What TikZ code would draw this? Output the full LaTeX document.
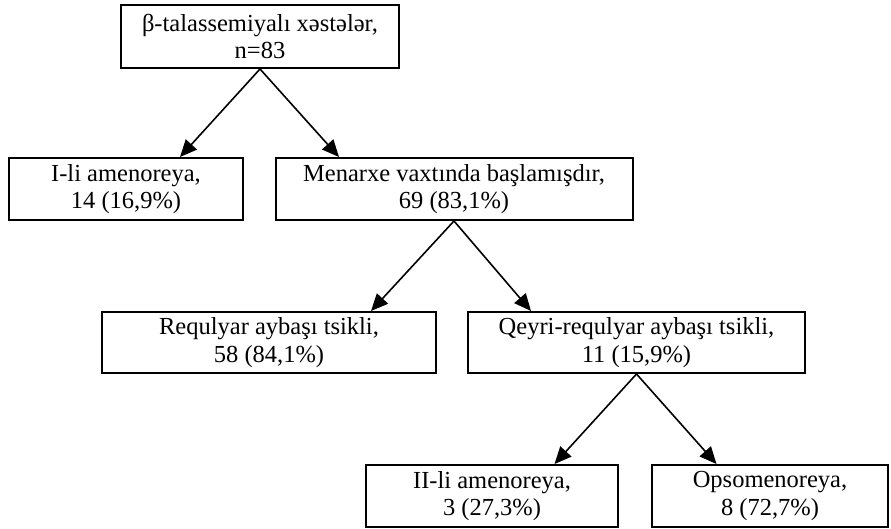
\documentclass[tikz,border=0pt]{standalone}
\usepackage{fontspec}
\setmainfont{Liberation Serif}
\usetikzlibrary{arrows.meta,calc}

\tikzset{
    box/.style={draw,line width=2pt,inner sep=0pt,align=center,
        font=\fontsize{24.5pt}{27.5pt}\selectfont},
    arr/.style={line width=1.6pt,-{Triangle[length=17pt,width=15pt]}}
}

\begin{document}
\begin{tikzpicture}[x=1pt,y=-1pt]
\path[fill=white] (0,0) rectangle (891,529);
\useasboundingbox (0,0) rectangle (891,529);
\draw
    (260,36.5) node [box,minimum width=278pt,minimum height=63pt] (root)
        {β-talassemiyalı xəstələr,\\n=83}
    (126,189) node [box,minimum width=234pt,minimum height=62pt] (amen1)
        {I-li amenoreya,\\14 (16,9\%)}
    (454,189) node [box,minimum width=357pt,minimum height=62pt] (menarxe)
        {Menarxe vaxtında başlamışdır,\\69 (83,1\%)}
    (269,342.5) node [box,minimum width=334pt,minimum height=61pt] (regular)
        {Requlyar aybaşı tsikli,\\58 (84,1\%)}
    (636.5,342.5) node [box,minimum width=337pt,minimum height=61pt] (irregular)
        {Qeyri-requlyar aybaşı tsikli,\\11 (15,9\%)}
    (492,496) node [box,minimum width=252pt,minimum height=62pt] (amen2)
        {II-li amenoreya,\\3 (27,3\%)}
    (770,496) node [box,minimum width=236pt,minimum height=62pt] (opso)
        {Opsomenoreya,\\8 (72,7\%)};
\draw (root.south) [arr] -- ($(root.south |- amen1.north)+(-80,0)$);
\draw (root.south) [arr] -- ($(root.south |- menarxe.north)+(79,0)$);
\draw (menarxe.south) [arr] -- ($(menarxe.south |- regular.north)+(-83,0)$);
\draw (menarxe.south) [arr] -- ($(menarxe.south |- irregular.north)+(77,0)$);
\draw (irregular.south) [arr] -- ($(irregular.south |- amen2.north)+(-82,0)$);
\draw (irregular.south) [arr] -- ($(irregular.south |- opso.north)+(80,0)$);
\end{tikzpicture}
\end{document}
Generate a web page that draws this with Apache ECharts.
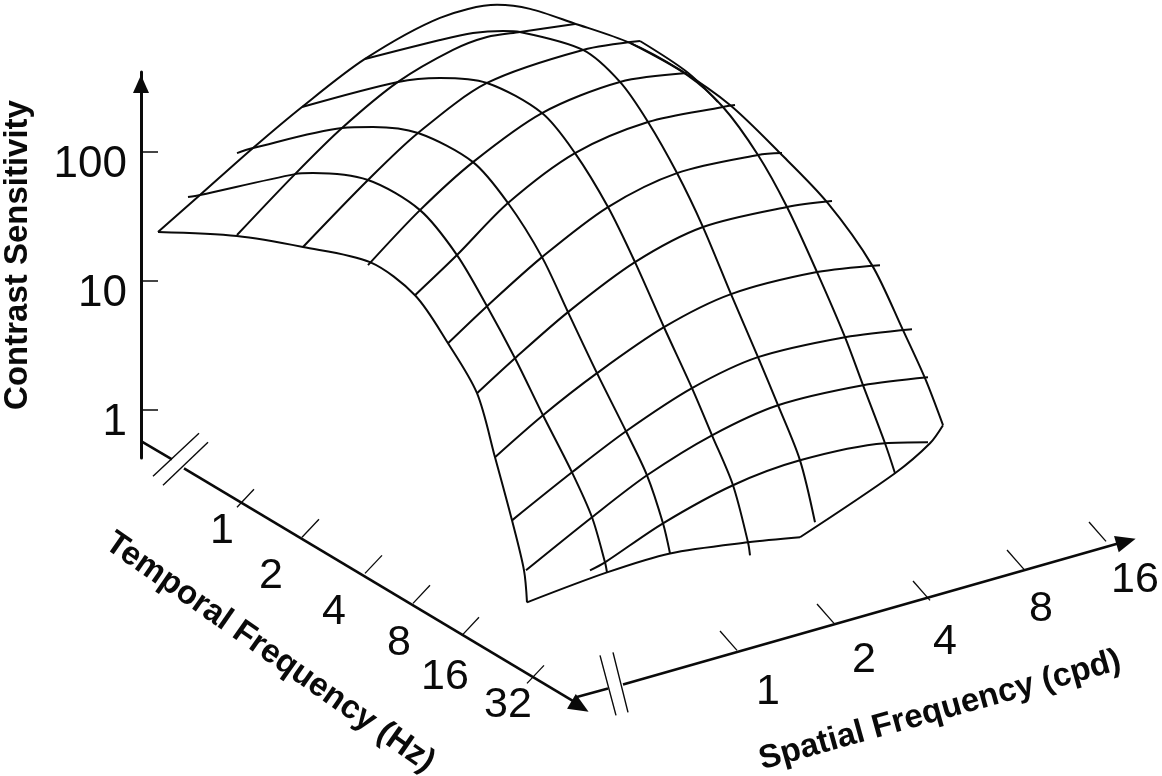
<!DOCTYPE html>
<html>
<head>
<meta charset="utf-8">
<title>Contrast sensitivity surface</title>
<script src="https://cdn.jsdelivr.net/npm/echarts@6/dist/echarts.min.js"></script>
<style>
  html, body { margin: 0; padding: 0; background: #fff; }
  #chart { width: 1162px; height: 776px; }
</style>
</head>
<body>
<div id="chart"></div>
<script>
// Surface. Each curve is a list of projected floor positions
// and a matching list of apparent log10 contrast sensitivity against the vertical axis.

// curves that run along temporal frequency (upper left to lower right)
const temporalCurveFloor = [
  [17, 96, 162, 229, 274, 307, 336, 354, 371, 383, 386],
  [47, 59, 154, 172, 227, 279, 316, 346, 374, 402, 431, 451, 464, 466],
  [96, 112, 201, 232, 277, 332, 367, 401, 427, 456, 485, 506, 522, 529],
  [161, 257, 299, 346, 401, 434, 467, 494, 523, 551, 571, 592, 607, 609],
  [224, 299, 332, 362, 379, 442, 479, 507, 536, 562, 590, 617, 637, 659, 674],
  [489, 546, 582, 617, 646, 676, 704, 722, 744, 754],
  [17, 59, 112, 161, 224, 299, 356, 389, 432, 489, 539, 589, 639, 686, 731, 762, 784, 802],
  [499, 546, 577],
]
const temporalCurveLog = [
  [1.380, 1.349, 1.264, 1.147, 0.891, 0.519, 0.132, -0.364, -0.853, -1.240, -1.488],
  [1.651, 1.667, 1.829, 1.837, 1.783, 1.550, 1.202, 0.806, 0.403, -0.039, -0.481, -0.829, -1.178, -1.256],
  [1.992, 2.031, 2.186, 2.194, 2.147, 1.922, 1.605, 1.186, 0.760, 0.287, -0.163, -0.504, -0.876, -1.109],
  [2.349, 2.543, 2.574, 2.535, 2.302, 1.992, 1.574, 1.147, 0.643, 0.171, -0.194, -0.581, -1.023, -1.124],
  [2.721, 2.868, 2.922, 2.938, 2.930, 2.791, 2.543, 2.233, 1.837, 1.419, 0.899, 0.411, 0.039, -0.388, -0.868],
  [2.845, 2.597, 2.349, 1.977, 1.574, 1.070, 0.566, 0.194, -0.256, -0.488],
  [1.380, 1.667, 2.031, 2.349, 2.721, 3.039, 3.140, 3.109, 3.000, 2.845, 2.636, 2.364, 1.992, 1.612, 1.124, 0.620, 0.248, -0.116],
  [2.860, 2.620, 2.388],
]

// curves that run along spatial frequency (lower left to upper right)
const spatialCurveFloor = [
  [96, 154, 201, 257, 312, 346, 379, 434],
  [162, 227, 277, 346, 442, 499],
  [227, 279, 332, 401, 479, 546],
  [274, 316, 367, 434, 507, 582, 594],
  [307, 346, 401, 467, 536, 617, 641],
  [336, 374, 427, 494, 562, 646, 691],
  [354, 402, 456, 523, 590, 676, 739],
  [371, 431, 485, 551, 617, 704, 771],
  [385, 451, 506, 571, 637, 722, 787],
  [449, 464, 522, 592, 659, 744, 787],
  [386, 466, 529, 607, 659],
  [659, 754, 789, 802],
]
const spatialCurveLog = [
  [1.357, 1.829, 2.186, 2.543, 2.791, 2.891, 2.930, 2.992],
  [1.264, 1.783, 2.147, 2.535, 2.791, 2.860],
  [1.124, 1.550, 1.922, 2.302, 2.543, 2.612],
  [0.891, 1.202, 1.605, 1.992, 2.233, 2.349, 2.364],
  [0.519, 0.806, 1.186, 1.574, 1.837, 1.977, 1.992],
  [0.132, 0.403, 0.760, 1.147, 1.419, 1.574, 1.620],
  [-0.364, -0.039, 0.287, 0.643, 0.899, 1.070, 1.124],
  [-0.853, -0.481, -0.163, 0.171, 0.411, 0.566, 0.628],
  [-1.240, -0.829, -0.504, -0.194, 0.039, 0.194, 0.256],
  [-1.240, -1.178, -0.876, -0.581, -0.388, -0.256, -0.248],
  [-1.488, -1.256, -1.109, -1.023, -0.984],
  [-0.984, -0.488, -0.256, -0.116],
]

const sensitivityTicks = [0, 1, 2]

const temporalLabels = ['1', '2', '4', '8', '16', '32']
const temporalTickFloor = [96, 161, 224, 272, 321, 386]
const temporalTickLog = [-0.752, -0.984, -1.264, -1.496, -1.744, -2.116]
const temporalLabelFloor = [81, 130, 193, 258, 304, 367]
const temporalLabelLog = [-0.938, -1.287, -1.566, -1.806, -2.070, -2.287]

const spatialLabels = ['1', '2', '4', '8', '16']
const spatialTickFloor = [596, 693, 789, 883, 965]
const spatialTickLog = [-1.860, -1.651, -1.473, -1.233, -1.016]
const spatialLabelFloor = [627, 723, 804, 900, 994]
const spatialLabelLog = [-2.186, -1.938, -1.798, -1.543, -1.318]

// floor axes, each with its break marks
const temporalAxisFloor = [[0, 31], [43, 436], [12, 58], [22, 67]]
const temporalAxisLog = [[-0.240, -0.380], [-0.450, -2.271], [-0.512, -0.178], [-0.581, -0.248]]
const spatialAxisFloor = [[434, 467], [482, 984], [459, 475], [472, 487]]
const spatialAxisLog = [[-2.225, -2.155], [-2.124, -1.016], [-1.899, -2.364], [-1.876, -2.341]]

const ink = '#0a0a0a'
const labelFont = 'Liberation Sans'

const zip = (xs, ys) => xs.map((x, i) => [x, ys[i]])

const lineSeries = (xs, ys, width, smooth) => ({
  type: 'line',
  data: zip(xs, ys),
  symbol: 'none',
  smooth: smooth,
  clip: false,
  silent: true,
  lineStyle: { color: ink, width: width },
})

const textSeries = (pos, text, fontSize, fontWeight, rotate) => ({
  type: 'scatter',
  data: [{ value: pos, name: text }],
  symbolSize: 1,
  clip: false,
  silent: true,
  itemStyle: { color: 'transparent', opacity: 1 },
  label: {
    show: true,
    position: 'inside',
    formatter: text,
    color: ink,
    fontFamily: labelFont,
    fontSize: fontSize,
    fontWeight: fontWeight,
    rotate: rotate,
  },
})

const arrowSeries = (pos, rotate) => ({
  type: 'scatter',
  data: [pos],
  symbol: 'triangle',
  symbolSize: [17, 20],
  symbolRotate: rotate,
  clip: false,
  silent: true,
  itemStyle: { color: ink, opacity: 1 },
})

const series = []

temporalCurveFloor.forEach((xs, i) => series.push(lineSeries(xs, temporalCurveLog[i], 2, 0.3)))
spatialCurveFloor.forEach((xs, i) => series.push(lineSeries(xs, spatialCurveLog[i], 2, 0.3)))

temporalAxisFloor.forEach((xs, i) => series.push(lineSeries(xs, temporalAxisLog[i], i < 2 ? 2.6 : 1.4, false)))
spatialAxisFloor.forEach((xs, i) => series.push(lineSeries(xs, spatialAxisLog[i], i < 2 ? 2.6 : 1.4, false)))

temporalTickFloor.forEach((x, i) => {
  series.push(lineSeries([x, x + 17], [temporalTickLog[i], temporalTickLog[i] + 0.14], 1.3, false))
  series.push(textSeries([temporalLabelFloor[i], temporalLabelLog[i]], temporalLabels[i], 43, 'normal', 0))
})
spatialTickFloor.forEach((x, i) => {
  series.push(lineSeries([x, x - 17], [spatialTickLog[i], spatialTickLog[i] + 0.15], 1.3, false))
  series.push(textSeries([spatialLabelFloor[i], spatialLabelLog[i]], spatialLabels[i], 43, 'normal', 0))
})

series.push(arrowSeries([439, -2.295], -121))
series.push(arrowSeries([985, -1.016], -74))
series.push(textSeries([129, -1.876], 'Temporal Frequency (Hz)', 33, 'bold', -35))
series.push(textSeries([799, -2.326], 'Spatial Frequency (cpd)', 33, 'bold', 15.6))

const chart = echarts.init(document.getElementById('chart'), null, { renderer: 'canvas' })

chart.setOption({
  animation: false,
  backgroundColor: '#fff',
  grid: { left: 141, top: 72, width: 1021, height: 386, outerBoundsMode: 'none' },
  xAxis: { type: 'value', min: 0, max: 1021, show: false },
  yAxis: {
    type: 'value',
    min: -0.37,
    max: 2.62,
    name: 'Contrast Sensitivity',
    nameLocation: 'middle',
    nameGap: 107,
    nameRotate: 90,
    nameTextStyle: { color: ink, fontFamily: labelFont, fontSize: 33, fontWeight: 'bold', padding: [0, 0, 0, 20] },
    axisLine: {
      show: true,
      onZero: false,
      symbol: ['none', 'triangle'],
      symbolSize: [16, 18],
      symbolOffset: [0, -12],
      lineStyle: { color: ink, width: 3 },
    },
    axisTick: {
      show: true,
      inside: true,
      length: 17,
      customValues: sensitivityTicks,
      lineStyle: { color: ink, width: 1.5 },
    },
    axisLabel: {
      show: true,
      margin: 14,
      customValues: sensitivityTicks,
      formatter: (v) => String(Math.pow(10, v)),
      color: ink,
      fontFamily: labelFont,
      fontSize: 44,
      verticalAlign: 'top',
      lineHeight: 26,
    },
    splitLine: { show: false },
  },
  series: series,
})
</script>
</body>
</html>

What this task involves:
Print exactly what appears from the line holding "Generate a web" down to the line holding "the vertical axis.", both ends kept, leaving out the pictures.

Written solution:
Generate a web page that draws this with Apache ECharts.
<!DOCTYPE html>
<html>
<head>
<meta charset="utf-8">
<title>Contrast sensitivity surface</title>
<script src="https://cdn.jsdelivr.net/npm/echarts@6/dist/echarts.min.js"></script>
<style>
  html, body { margin: 0; padding: 0; background: #fff; }
  #chart { width: 1162px; height: 776px; }
</style>
</head>
<body>
<div id="chart"></div>
<script>
// Surface. Each curve is a list of projected floor positions
// and a matching list of apparent log10 contrast sensitivity against the vertical axis.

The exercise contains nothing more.